I held his gaze, not wanting to look away, and not allowing him to either. I could feel his hand on mine; the warmth spreading up my arm and through me, igniting the fire deep within. It was not the same warmth my power offered, it was different, deeper.
The way he looked at me now was not so much causing the butterflies and the tingly feeling in my stomach, but a much deeper yearning. It was a need now, no longer a want. It was a desire so primitive I had no hope for escaping it. It was passion.
I couldn’t tell, but I desperately hoped he felt the same. Otherwise it would be completely inappropriate the way we sat there staring at each other. I thought, for the briefest moment, he was going to kiss me. I don’t know if it was just wishful thinking, but I could swear it looked like he was leaning closer to me – the heat increasing as the distance between us decreased.
My eyes flickered from his eyes to his lips and then back again. I couldn’t help it, but in that moment when I released his eyes, he regained some semblance of control and instead of kissing my lips, he kissed my head once again. He rested his forehead against mine to catch his breath and whispered, “Good bye, Allison.” Then he stood and left my room, leaving me empty, alone and wanting more.
***
We spent the rest of the week just hanging out at the house.

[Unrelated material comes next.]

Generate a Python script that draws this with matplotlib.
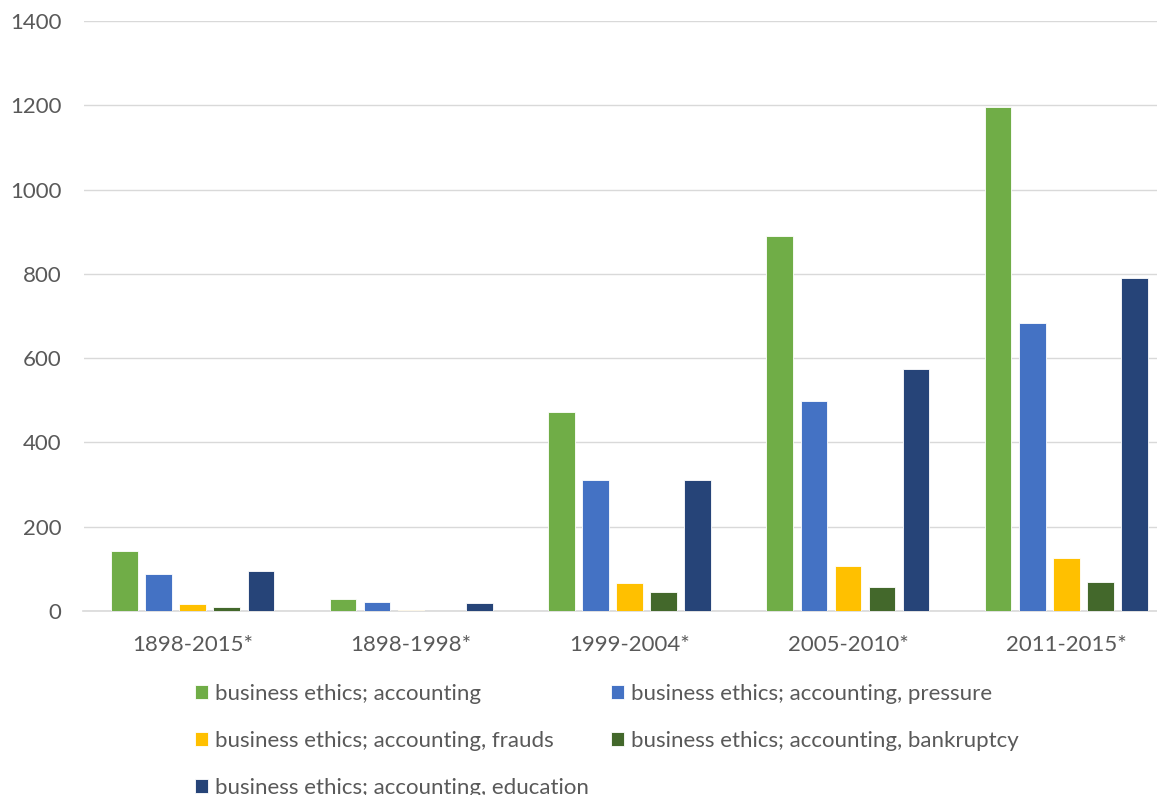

My mother’s house was in a small town, but in every direction there was a large city, and the bigger the city, the more danger. Thankfully, no bombs had gone off yet and Texas was pretty rich in many natural resources so I knew it was better here than most places. I felt safer knowing that she really was ok, and that it was not nearly as bad as it could be compared to the visions that Damien had sent to me.
We talked for hours and hours, and we all three slept together in my mom’s bed. She had taken the entire week off of work, claiming a terrible sickness, which was more than believable with all the food poisoning. It was an amazing week. (Minus the first day, the three days I was out, and all the bad stuff in the world.) And it was exactly what I had needed.
It was a vacation from training, from disaster and destruction, from the Rising and the Order… from everything. I told mom all about David and my crazy feelings for him that I could hardly even explain, and she told me that it wasn’t wrong or bad to care for David. She knew, better than anyone else, that Alex and I had grown apart. He was focused on work and money instead of us.